:: TO DO ::
Your answer should be a single number: the count of lines holding the word "document".

:: GIVEN ENTRIES ::
§ §
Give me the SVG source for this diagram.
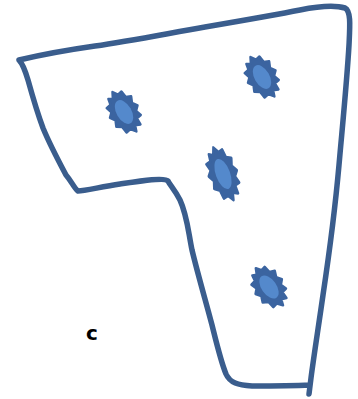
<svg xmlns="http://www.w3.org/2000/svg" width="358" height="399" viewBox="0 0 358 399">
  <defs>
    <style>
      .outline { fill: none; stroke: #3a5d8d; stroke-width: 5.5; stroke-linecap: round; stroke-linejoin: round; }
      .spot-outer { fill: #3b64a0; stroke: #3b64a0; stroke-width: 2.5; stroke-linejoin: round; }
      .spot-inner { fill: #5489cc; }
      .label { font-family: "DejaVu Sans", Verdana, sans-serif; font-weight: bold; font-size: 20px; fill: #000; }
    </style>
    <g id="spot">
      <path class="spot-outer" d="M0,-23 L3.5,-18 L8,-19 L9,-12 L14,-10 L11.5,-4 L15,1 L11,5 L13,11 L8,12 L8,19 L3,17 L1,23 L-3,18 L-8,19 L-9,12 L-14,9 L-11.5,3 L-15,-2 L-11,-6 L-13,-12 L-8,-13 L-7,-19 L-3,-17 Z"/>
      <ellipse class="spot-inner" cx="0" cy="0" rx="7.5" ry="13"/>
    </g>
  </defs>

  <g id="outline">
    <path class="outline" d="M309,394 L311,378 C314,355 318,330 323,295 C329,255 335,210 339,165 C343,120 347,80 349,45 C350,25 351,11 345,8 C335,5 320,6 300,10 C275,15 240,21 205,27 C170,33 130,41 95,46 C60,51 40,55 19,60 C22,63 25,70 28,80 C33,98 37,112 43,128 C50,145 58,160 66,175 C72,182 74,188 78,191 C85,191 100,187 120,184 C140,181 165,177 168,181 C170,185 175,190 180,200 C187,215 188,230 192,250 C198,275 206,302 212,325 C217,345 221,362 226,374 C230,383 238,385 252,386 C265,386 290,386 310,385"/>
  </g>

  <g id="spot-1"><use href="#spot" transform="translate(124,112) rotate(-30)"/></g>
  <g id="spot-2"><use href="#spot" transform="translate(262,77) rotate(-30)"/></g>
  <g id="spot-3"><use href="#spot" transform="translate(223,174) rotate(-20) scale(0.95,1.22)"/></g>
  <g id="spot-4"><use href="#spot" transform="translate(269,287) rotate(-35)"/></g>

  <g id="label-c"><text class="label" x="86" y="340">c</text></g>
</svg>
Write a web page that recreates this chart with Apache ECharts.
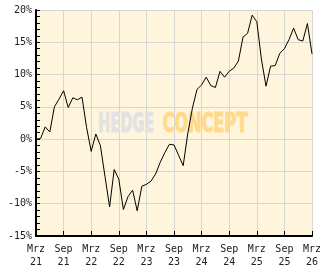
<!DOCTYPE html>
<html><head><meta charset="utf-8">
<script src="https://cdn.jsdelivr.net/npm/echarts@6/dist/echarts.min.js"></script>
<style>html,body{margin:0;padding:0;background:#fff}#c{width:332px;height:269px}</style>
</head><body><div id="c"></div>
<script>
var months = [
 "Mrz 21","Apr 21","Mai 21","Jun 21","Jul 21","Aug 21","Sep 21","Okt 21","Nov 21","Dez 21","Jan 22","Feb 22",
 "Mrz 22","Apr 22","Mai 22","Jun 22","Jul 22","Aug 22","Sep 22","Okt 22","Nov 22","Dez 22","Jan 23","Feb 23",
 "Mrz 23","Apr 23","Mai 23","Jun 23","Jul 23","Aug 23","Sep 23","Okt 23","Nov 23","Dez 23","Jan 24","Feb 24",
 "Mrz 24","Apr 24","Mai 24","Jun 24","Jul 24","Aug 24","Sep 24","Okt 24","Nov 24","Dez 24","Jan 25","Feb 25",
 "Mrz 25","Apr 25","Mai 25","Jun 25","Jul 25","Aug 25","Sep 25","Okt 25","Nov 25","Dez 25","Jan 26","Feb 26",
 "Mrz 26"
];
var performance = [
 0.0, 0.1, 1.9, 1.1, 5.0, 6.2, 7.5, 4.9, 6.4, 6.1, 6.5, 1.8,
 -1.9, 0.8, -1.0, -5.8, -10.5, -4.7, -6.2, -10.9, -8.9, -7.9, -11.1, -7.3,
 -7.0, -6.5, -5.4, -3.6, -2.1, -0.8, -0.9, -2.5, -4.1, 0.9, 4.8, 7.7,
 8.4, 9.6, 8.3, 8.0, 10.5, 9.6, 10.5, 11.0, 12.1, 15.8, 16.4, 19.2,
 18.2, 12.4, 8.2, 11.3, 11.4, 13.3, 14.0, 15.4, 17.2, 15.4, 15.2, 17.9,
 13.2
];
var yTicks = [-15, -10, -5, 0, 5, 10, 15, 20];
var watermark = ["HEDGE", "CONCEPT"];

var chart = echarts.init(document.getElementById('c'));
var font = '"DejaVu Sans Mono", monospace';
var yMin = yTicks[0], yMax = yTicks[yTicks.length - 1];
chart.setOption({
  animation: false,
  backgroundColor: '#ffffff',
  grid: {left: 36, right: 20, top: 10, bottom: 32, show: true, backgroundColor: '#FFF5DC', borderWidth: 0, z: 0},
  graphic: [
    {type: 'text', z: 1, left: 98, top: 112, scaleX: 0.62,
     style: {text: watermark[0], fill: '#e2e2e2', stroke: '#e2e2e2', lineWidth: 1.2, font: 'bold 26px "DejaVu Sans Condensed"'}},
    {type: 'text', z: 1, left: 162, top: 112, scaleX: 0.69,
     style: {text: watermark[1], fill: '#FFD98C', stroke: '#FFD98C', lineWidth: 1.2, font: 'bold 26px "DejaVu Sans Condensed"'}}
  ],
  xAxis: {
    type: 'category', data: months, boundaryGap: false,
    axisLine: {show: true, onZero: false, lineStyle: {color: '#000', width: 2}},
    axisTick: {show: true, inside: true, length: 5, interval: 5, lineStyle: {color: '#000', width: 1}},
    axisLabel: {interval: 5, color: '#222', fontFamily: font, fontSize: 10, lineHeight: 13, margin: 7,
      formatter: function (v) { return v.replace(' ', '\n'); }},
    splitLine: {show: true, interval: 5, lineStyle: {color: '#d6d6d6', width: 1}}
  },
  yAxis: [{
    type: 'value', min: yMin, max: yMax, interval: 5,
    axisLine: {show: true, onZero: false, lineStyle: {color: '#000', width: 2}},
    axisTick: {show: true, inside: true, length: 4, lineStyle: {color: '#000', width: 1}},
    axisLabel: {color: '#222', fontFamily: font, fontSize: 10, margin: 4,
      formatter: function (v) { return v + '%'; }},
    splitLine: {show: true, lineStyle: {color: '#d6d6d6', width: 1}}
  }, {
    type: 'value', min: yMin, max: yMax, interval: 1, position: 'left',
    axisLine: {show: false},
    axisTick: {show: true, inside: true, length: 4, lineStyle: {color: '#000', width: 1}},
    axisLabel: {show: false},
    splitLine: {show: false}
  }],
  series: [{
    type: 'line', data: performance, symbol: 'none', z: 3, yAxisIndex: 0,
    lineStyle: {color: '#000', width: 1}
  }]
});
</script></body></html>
§ §
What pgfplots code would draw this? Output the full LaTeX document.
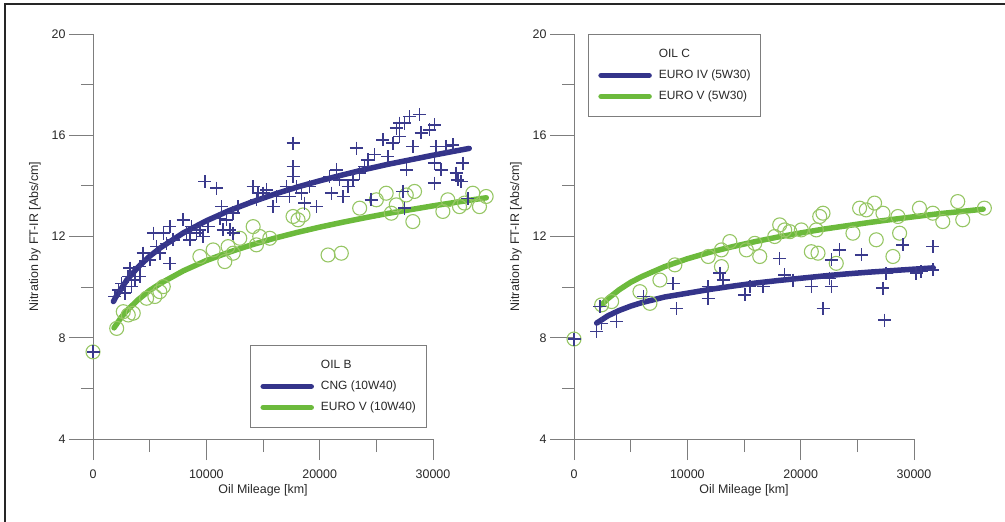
§ §
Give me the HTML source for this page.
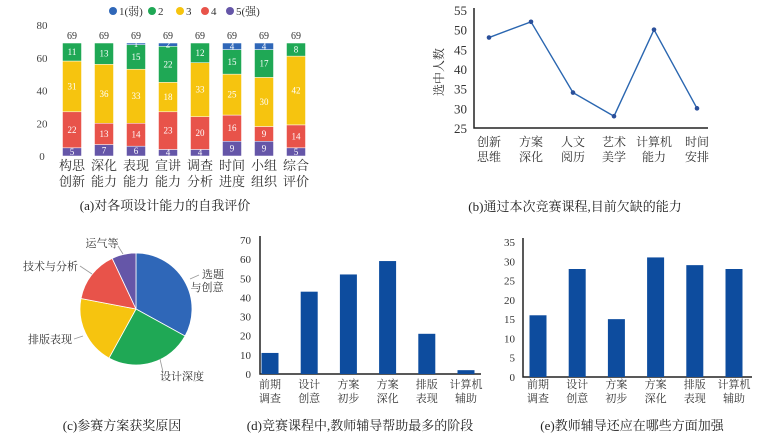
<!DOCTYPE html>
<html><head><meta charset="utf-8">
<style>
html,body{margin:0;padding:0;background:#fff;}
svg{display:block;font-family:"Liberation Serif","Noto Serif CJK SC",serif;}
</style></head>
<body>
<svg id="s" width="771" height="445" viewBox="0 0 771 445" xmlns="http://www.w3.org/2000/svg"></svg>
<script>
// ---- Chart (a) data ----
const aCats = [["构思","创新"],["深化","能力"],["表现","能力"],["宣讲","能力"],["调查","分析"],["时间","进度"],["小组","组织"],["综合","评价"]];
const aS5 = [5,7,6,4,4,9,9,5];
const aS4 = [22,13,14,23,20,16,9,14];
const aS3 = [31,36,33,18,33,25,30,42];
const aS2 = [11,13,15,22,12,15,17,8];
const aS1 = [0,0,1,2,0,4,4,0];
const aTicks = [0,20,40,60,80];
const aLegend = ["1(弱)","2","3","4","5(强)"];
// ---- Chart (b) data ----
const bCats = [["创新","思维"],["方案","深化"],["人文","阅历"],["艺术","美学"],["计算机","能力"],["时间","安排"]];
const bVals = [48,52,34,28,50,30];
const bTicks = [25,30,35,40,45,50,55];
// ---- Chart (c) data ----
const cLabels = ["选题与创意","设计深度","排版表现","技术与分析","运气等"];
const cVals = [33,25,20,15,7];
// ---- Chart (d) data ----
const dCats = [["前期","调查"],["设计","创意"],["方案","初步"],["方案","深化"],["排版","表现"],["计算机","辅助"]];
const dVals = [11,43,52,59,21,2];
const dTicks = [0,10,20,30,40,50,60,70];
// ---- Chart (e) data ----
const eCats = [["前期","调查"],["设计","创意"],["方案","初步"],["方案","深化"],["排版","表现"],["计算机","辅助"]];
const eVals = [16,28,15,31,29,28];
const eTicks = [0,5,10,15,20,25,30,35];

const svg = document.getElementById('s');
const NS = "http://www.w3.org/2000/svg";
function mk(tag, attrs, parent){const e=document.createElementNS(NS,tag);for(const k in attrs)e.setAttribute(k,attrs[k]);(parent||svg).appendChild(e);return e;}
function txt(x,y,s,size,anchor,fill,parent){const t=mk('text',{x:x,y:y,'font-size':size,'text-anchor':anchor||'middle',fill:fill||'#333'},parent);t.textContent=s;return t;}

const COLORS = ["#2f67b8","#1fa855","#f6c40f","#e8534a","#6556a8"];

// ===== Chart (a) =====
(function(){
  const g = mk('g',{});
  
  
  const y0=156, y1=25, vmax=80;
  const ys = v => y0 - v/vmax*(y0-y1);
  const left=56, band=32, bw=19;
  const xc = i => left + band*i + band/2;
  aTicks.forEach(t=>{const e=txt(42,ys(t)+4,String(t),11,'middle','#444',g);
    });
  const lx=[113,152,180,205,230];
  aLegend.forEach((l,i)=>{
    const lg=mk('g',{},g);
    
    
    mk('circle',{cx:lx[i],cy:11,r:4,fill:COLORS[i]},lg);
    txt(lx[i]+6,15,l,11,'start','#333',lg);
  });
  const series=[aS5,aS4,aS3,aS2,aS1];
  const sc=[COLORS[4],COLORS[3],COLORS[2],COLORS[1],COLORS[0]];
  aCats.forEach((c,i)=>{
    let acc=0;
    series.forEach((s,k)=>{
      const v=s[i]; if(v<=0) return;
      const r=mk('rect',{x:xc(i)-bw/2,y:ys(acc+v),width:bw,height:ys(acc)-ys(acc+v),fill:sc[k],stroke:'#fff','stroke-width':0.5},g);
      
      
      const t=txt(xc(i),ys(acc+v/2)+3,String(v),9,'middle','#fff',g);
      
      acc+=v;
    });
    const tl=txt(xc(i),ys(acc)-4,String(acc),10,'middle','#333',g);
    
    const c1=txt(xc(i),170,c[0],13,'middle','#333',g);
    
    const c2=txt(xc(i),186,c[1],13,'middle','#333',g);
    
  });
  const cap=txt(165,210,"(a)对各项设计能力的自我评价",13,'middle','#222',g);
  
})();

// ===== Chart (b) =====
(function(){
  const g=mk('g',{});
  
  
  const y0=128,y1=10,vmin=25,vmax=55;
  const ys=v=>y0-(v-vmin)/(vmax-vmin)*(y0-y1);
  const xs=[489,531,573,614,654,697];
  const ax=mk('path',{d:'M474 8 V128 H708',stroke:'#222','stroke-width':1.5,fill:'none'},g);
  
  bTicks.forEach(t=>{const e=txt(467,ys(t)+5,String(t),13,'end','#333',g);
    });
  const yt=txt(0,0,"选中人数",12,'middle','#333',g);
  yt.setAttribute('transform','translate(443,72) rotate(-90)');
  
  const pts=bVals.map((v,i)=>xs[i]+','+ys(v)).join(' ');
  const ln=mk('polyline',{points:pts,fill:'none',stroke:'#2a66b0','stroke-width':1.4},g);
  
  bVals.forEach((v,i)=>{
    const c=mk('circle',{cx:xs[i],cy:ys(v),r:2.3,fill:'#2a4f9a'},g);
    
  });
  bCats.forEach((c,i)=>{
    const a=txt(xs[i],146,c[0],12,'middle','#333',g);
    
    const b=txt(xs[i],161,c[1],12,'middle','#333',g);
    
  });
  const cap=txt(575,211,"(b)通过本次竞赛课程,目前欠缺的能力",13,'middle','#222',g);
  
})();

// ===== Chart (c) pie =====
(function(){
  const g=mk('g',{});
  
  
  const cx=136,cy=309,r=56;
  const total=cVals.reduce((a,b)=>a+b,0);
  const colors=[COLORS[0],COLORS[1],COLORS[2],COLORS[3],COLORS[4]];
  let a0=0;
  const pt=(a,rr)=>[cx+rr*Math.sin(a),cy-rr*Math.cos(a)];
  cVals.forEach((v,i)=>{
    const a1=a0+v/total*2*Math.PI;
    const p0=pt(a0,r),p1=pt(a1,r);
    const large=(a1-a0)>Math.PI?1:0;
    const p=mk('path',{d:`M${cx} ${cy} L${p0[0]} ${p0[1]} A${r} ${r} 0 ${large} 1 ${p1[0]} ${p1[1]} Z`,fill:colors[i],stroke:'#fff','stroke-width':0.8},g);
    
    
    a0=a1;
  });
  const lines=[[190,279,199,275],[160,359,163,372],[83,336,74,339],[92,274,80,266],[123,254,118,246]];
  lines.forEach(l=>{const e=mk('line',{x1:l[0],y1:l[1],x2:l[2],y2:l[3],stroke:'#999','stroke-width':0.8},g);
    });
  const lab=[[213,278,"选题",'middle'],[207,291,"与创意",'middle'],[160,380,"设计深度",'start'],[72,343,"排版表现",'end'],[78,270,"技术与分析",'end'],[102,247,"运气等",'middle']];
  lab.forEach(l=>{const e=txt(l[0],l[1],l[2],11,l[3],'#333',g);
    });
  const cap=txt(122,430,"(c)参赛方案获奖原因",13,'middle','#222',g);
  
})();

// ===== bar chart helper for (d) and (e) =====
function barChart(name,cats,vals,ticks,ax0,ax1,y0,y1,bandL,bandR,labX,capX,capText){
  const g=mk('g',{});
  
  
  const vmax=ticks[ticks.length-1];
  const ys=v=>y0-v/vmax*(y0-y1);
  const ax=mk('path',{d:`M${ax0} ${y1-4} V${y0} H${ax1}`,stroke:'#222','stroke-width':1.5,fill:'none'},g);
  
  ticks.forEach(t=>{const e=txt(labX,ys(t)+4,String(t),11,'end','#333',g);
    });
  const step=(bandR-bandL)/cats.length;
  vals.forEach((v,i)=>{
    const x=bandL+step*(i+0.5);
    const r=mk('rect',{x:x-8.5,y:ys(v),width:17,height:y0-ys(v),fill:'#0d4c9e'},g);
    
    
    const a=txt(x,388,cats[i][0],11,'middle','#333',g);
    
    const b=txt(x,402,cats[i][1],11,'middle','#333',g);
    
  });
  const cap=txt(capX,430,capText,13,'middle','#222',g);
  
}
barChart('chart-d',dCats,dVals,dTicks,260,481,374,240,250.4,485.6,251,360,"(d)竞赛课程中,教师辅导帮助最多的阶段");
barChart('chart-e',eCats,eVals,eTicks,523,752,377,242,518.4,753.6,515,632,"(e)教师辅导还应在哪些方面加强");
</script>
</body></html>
§ §
:: ANSWER TO THE TASK ::
4